▶ _GOAL_
Transcribe the listing verbatim. Do not carry over any pictures.

--- START ---

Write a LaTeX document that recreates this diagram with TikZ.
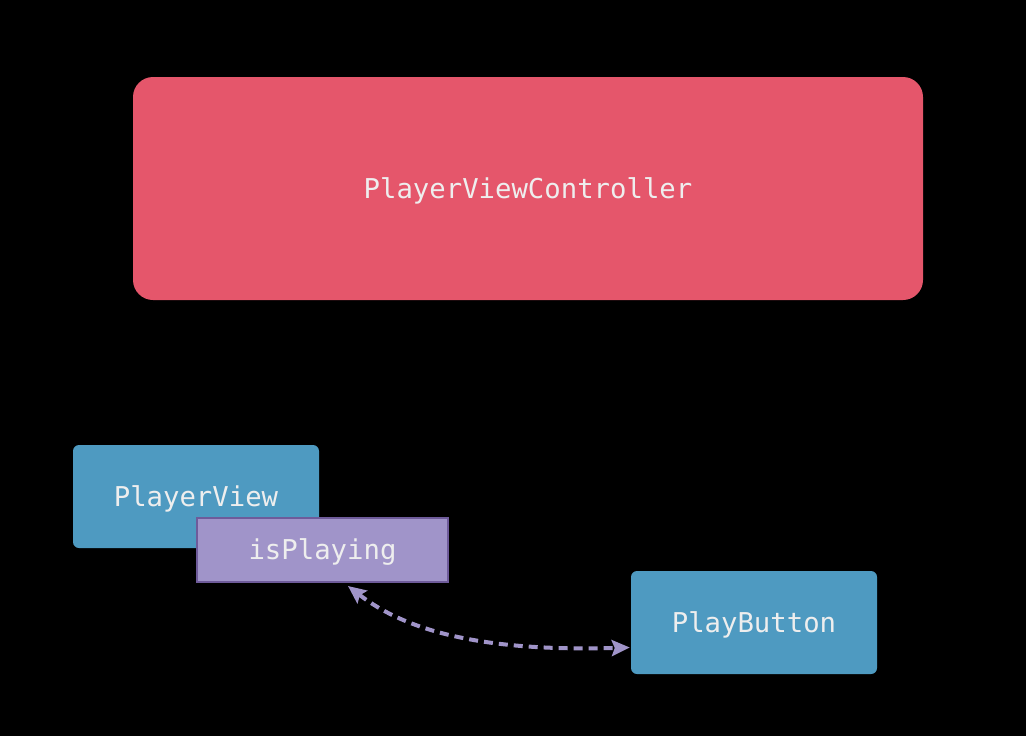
\documentclass[tikz,border=0pt]{standalone}
\usepackage{fontspec}
\setmonofont{DejaVu Sans Mono}
\usetikzlibrary{arrows.meta,calc}
\definecolor{pvcred}{HTML}{E5566B}
\definecolor{viewblue}{HTML}{4E9AC1}
\definecolor{proppurple}{HTML}{A094C9}
\definecolor{propborder}{HTML}{6E5B9A}
\definecolor{txt}{HTML}{EEEEEE}
\tikzset{
  lbl/.style={text=txt, font=\ttfamily\fontsize{27.3}{32}\selectfont, text height=25pt, text depth=6pt},
  bigbox/.style={fill=pvcred, rounded corners=20pt, inner sep=0pt, lbl},
  viewbox/.style={fill=viewblue, rounded corners=6pt, inner sep=0pt, lbl},
  propbox/.style={fill=proppurple, draw=propborder, line width=2pt, inner sep=0pt, lbl},
  bind/.style={draw=proppurple, line width=4pt, dash pattern=on 9pt off 6pt, {Stealth[length=18pt,width=16pt,inset=3pt]}-{Stealth[length=18pt,width=16pt,inset=3pt]}}
}
\begin{document}
\begin{tikzpicture}[x=1pt,y=-1pt]
\fill[black] (0,0) rectangle (1026,736);
\useasboundingbox (0,0) rectangle (1026,736);
\node[bigbox, minimum width=790pt, minimum height=223pt] (pvc) at (528,188.5) {PlayerViewController};
\node[viewbox, minimum width=246pt, minimum height=103pt] (pv) at (196,496.5) {PlayerView};
\node[propbox, minimum width=251pt, minimum height=64pt] (isp) at (322.5,550) {isPlaying};
\node[viewbox, minimum width=246pt, minimum height=103pt] (pb) at (754,622.5) {PlayButton};
\coordinate (a) at ($(isp.south west)+(152,3)$);
\coordinate (b) at ($(pb.west)+(-1,25)$);
\draw[bind] (a) .. controls (405,630) and (480,652) .. (b);
\end{tikzpicture}
\end{document}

--- END ---

▶ _RESULT FOR THIS TASK_
Write a LaTeX document that recreates this diagram with TikZ.
\documentclass[tikz,border=0pt]{standalone}
\usepackage{fontspec}
\setmonofont{DejaVu Sans Mono}
\usetikzlibrary{arrows.meta,calc}
\definecolor{pvcred}{HTML}{E5566B}
\definecolor{viewblue}{HTML}{4E9AC1}
\definecolor{proppurple}{HTML}{A094C9}
\definecolor{propborder}{HTML}{6E5B9A}
\definecolor{txt}{HTML}{EEEEEE}
\tikzset{
  lbl/.style={text=txt, font=\ttfamily\fontsize{27.3}{32}\selectfont, text height=25pt, text depth=6pt},
  bigbox/.style={fill=pvcred, rounded corners=20pt, inner sep=0pt, lbl},
  viewbox/.style={fill=viewblue, rounded corners=6pt, inner sep=0pt, lbl},
  propbox/.style={fill=proppurple, draw=propborder, line width=2pt, inner sep=0pt, lbl},
  bind/.style={draw=proppurple, line width=4pt, dash pattern=on 9pt off 6pt, {Stealth[length=18pt,width=16pt,inset=3pt]}-{Stealth[length=18pt,width=16pt,inset=3pt]}}
}
\begin{document}
\begin{tikzpicture}[x=1pt,y=-1pt]
\fill[black] (0,0) rectangle (1026,736);
\useasboundingbox (0,0) rectangle (1026,736);
\node[bigbox, minimum width=790pt, minimum height=223pt] (pvc) at (528,188.5) {PlayerViewController};
\node[viewbox, minimum width=246pt, minimum height=103pt] (pv) at (196,496.5) {PlayerView};
\node[propbox, minimum width=251pt, minimum height=64pt] (isp) at (322.5,550) {isPlaying};
\node[viewbox, minimum width=246pt, minimum height=103pt] (pb) at (754,622.5) {PlayButton};
\coordinate (a) at ($(isp.south west)+(152,3)$);
\coordinate (b) at ($(pb.west)+(-1,25)$);
\draw[bind] (a) .. controls (405,630) and (480,652) .. (b);
\end{tikzpicture}
\end{document}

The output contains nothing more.